The "skeptical community" is a very large diverse international group of loosely (and sometimes more tightly) knit people that self identify as rational thinkers who promote critical thinking. The James Randi Educational Foundation Skeptics Meetup Groups across the planet Skeptics in the Pub groups CSIOP and The Skeptical Inquirer Skeptic, Michael Shermer Editor Skeptical, Scientific, & Critical Thinking Links The point is this is an extensive community with a significant online presence and many local groups in cities all over the world.
Ginger, don't come to my school. A girl went nuts today when someone told her that Santa wasn't real.

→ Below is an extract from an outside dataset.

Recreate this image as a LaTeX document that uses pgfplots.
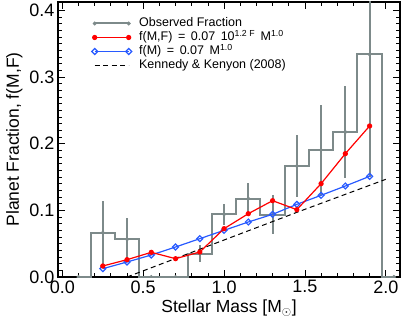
\documentclass[border=0pt]{standalone}
\usepackage{pgfplots}
\pgfplotsset{compat=1.18}
\usepackage{fontspec}
\setmainfont{Liberation Sans}
\definecolor{obsgray}{RGB}{125,138,138}
\definecolor{fblue}{RGB}{40,90,255}
\definecolor{fred}{RGB}{255,0,0}
\begin{document}
\begin{tikzpicture}
\begin{axis}[
  scale only axis, width=342pt, height=275pt,
  xmin=-0.027, xmax=2.088, ymin=0, ymax=0.4125,
  xtick={0,0.5,1.0,1.5,2.0}, ytick={0,0.1,0.2,0.3,0.4},
  minor x tick num=4, minor y tick num=9,
  tick align=inside, major tick length=7pt, minor tick length=4pt,
  every tick/.style={black, line width=0.8pt},
  axis line style={line width=1.3pt},
  /pgf/number format/assume math mode=true,
  xticklabel style={/pgf/number format/.cd, fixed, fixed zerofill, precision=1},
  yticklabel style={/pgf/number format/.cd, fixed, fixed zerofill, precision=1},
  ticklabel style={font=\fontsize{18}{20}\selectfont},
  label style={font=\fontsize{17.5}{20}\selectfont},
  xlabel={Stellar Mass [M\textsubscript{$\odot$}]},
  ylabel={Planet Fraction, f(M,F)},
  clip marker paths=true,
  legend style={at={(0.098,0.948)}, anchor=north west, draw=none, fill=none,
    font=\fontsize{12.5}{13}\selectfont, inner sep=0pt, row sep=0pt,
    nodes={inner sep=1.5pt, text height=8.5pt, text depth=2.5pt},
    /tikz/every odd column/.append style={column sep=6pt}},
  legend cell align=left,
  legend image code/.code={\draw[#1] plot coordinates {(0pt,0pt) (34pt,0pt)};},
]
% histogram
\addplot[obsgray, line width=2pt, const plot mark mid, forget plot] coordinates {
 (0.10,0) (0.25,0.0665) (0.40,0.0565) (0.55,0) (0.70,0) (0.85,0.035) (1.00,0.094)
 (1.15,0.1175) (1.30,0.0935) (1.45,0.1665) (1.60,0.1905) (1.75,0.2175) (1.90,0.334) (2.05,0)};
% points with error bars
\addplot[obsgray, line width=2pt, only marks, mark=*, mark size=1.8pt, mark options={line width=0.5pt}, forget plot,
  error bars/y dir=both, error bars/y explicit, error bars/error mark=none,
  error bars/error bar style={draw=obsgray, line width=2pt, solid}] coordinates {
 (0.10,0) +- (0,0)
 (0.25,0.0665) +- (0,0.047)
 (0.40,0.0565) +- (0,0.032)
 (0.55,0) +- (0,0)
 (0.70,0) +- (0,0)
 (0.85,0.035) +- (0,0.0125)
 (1.00,0.094) +- (0,0.016)
 (1.15,0.1175) +- (0,0.0235)
 (1.30,0.0935) +- (0,0.0295)
 (1.45,0.1665) +- (0,0.046)
 (1.60,0.1905) +- (0,0.067)
 (1.75,0.2175) +- (0,0.0685)
 (1.90,0.334) +- (0,0.184)
 (2.05,0) +- (0,0)};
% Kennedy & Kenyon
\addplot[black, dash pattern=on 5pt off 3.5pt, line width=1pt, forget plot] coordinates {(0.4,0) (1.0,0.0555) (1.45,0.097) (2.0,0.1465)};
% blue
\addplot[fblue, line width=1.2pt, mark=square, mark size=2.1pt, mark options={solid, line width=1.2pt, rotate=45}, forget plot] coordinates {
 (0.25,0.0125) (0.40,0.0225) (0.55,0.033) (0.70,0.045) (0.85,0.0575) (1.00,0.070)
 (1.15,0.0825) (1.30,0.094) (1.45,0.109) (1.60,0.1225) (1.75,0.1365) (1.90,0.151)};
% red
\addplot[fred, line width=1.2pt, mark=*, mark size=2pt, forget plot] coordinates {
 (0.25,0.0165) (0.40,0.026) (0.55,0.037) (0.70,0.0275) (0.85,0.0375) (1.00,0.0725)
 (1.15,0.095) (1.30,0.1145) (1.45,0.101) (1.60,0.140) (1.75,0.185) (1.90,0.2265)};
\addlegendimage{obsgray, line width=2pt, mark=*, mark size=1.8pt, mark options={line width=0.5pt}}
\addlegendentry{Observed Fraction}
\addlegendimage{fred, line width=1.2pt, mark=*, mark size=2pt}
\addlegendentry{f(M,F)\, =\, 0.07\, 10\textsuperscript{1.2 F}\, M\textsuperscript{1.0}}
\addlegendimage{fblue, line width=1.2pt, mark=square, mark size=2.1pt, mark options={rotate=45}}
\addlegendentry{f(M)\, =\, 0.07\, M\textsuperscript{1.0}}
\addlegendimage{black, dash pattern=on 5pt off 3.5pt, line width=1pt}
\addlegendentry{Kennedy \& Kenyon (2008)}
\end{axis}
\pgfresetboundingbox
\path[use as bounding box] ([shift={(-58pt,-47pt)}]current axis.south west) rectangle ([shift={(6pt,2pt)}]current axis.north east);
\end{tikzpicture}
\end{document}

The basic tenets of skepticism are nice, but they're rarely borne out in practice. In my experience, that community has plenty of people who aren't skeptical enough about their own pre-conceived notions, which are as much cherished dogma as anything. Self-identifying as a rational thinker doesn't necessarily make it true, and if a person has to go out of their way to self-identify as one, they're likely compensating for something. Not that there aren't also people in the community who live up to the ideal, but they're more rare than the other kind. I believe someone is a rational thinker when I see evidence of it in their thinking and their ability to incorporate and consider new facts and ideas, not when they tell me they're a rational thinker (which usually turns out to be false). That's my take on "skeptics."
and, as a rational-thinking skeptic and practicing philosopher, sp's take on 'skeptical communities' and those who join them is pretty much the same as mine...
If a 13 yr old is upset Santa isn't real, I don't think anything I might say would reach the top of her problem list.
Commonly heard in the skeptic community, "there is no true Scotsman". Your assumption that someone who identifies as a skeptic is compensating is wholly unsupported by any evidence. It also suggests you made no effort to look at any of the links I posted. People in the community identify as skeptics for as many reasons are there are members, but the majority are interested in promoting rational thinking and debunking charlatans that often scam desperate people out of millions of dollars. The community is huge, diverse, and for the last 5 or so years split by part of the group that adopted a ludicrously unskeptical view of extreme feminism (see "elevatorgate"). It was unfortunate since there have been legitimate issues with sexual harassment involving some well known members, big events, and it overlapped harassment events within other large organizations including, Science Fiction Writers of America. A number of these communities overlap, (skeptics, atheists, Comicon, Dragoncon, SFWA, ... like I said, diverse). This sexual harassment subject may need a new thread: A-timeline-of-the-2013-sfwa-controversies
IOW, uninformed. You are dismissing thousands of people you know nothing about who have spent decades promoting critical thinking and debunking charlatans as useless and worthless.
I'm not a rational thinker, at all. I think, but more about social issues "How can we stop child labor?"and "How can I increase cat adoption in my community?" and personal matters "Will this pizza kill me due to old age?" and "How can I improve my book?" then scientific or psychology matters. Not like I think that much, though. (outside of school) I'd rather just watch youtube, lol.
Ginger, first of all, nobody said the population of the skeptic community was 'useless' or 'worthless'. Secondly, calling someone 'uninformed' is just different way of calling someone ignorant and contains just as much contempt.
I was addressing these specific comments and uniformed is not the same thing as ignorant: Both of those positions reflect a lack of information about the skeptical community.
What is funny is that a lot of people (I'm talking general public here) in the skeptic community blindly believe what Hitchens or Dawkins or whoever tells them. I've heard of skeptic gatherings that sounded just like church meetings (they even asked for donations). Skeptic groups and communities are a good thing, but I do think there's room for improvement.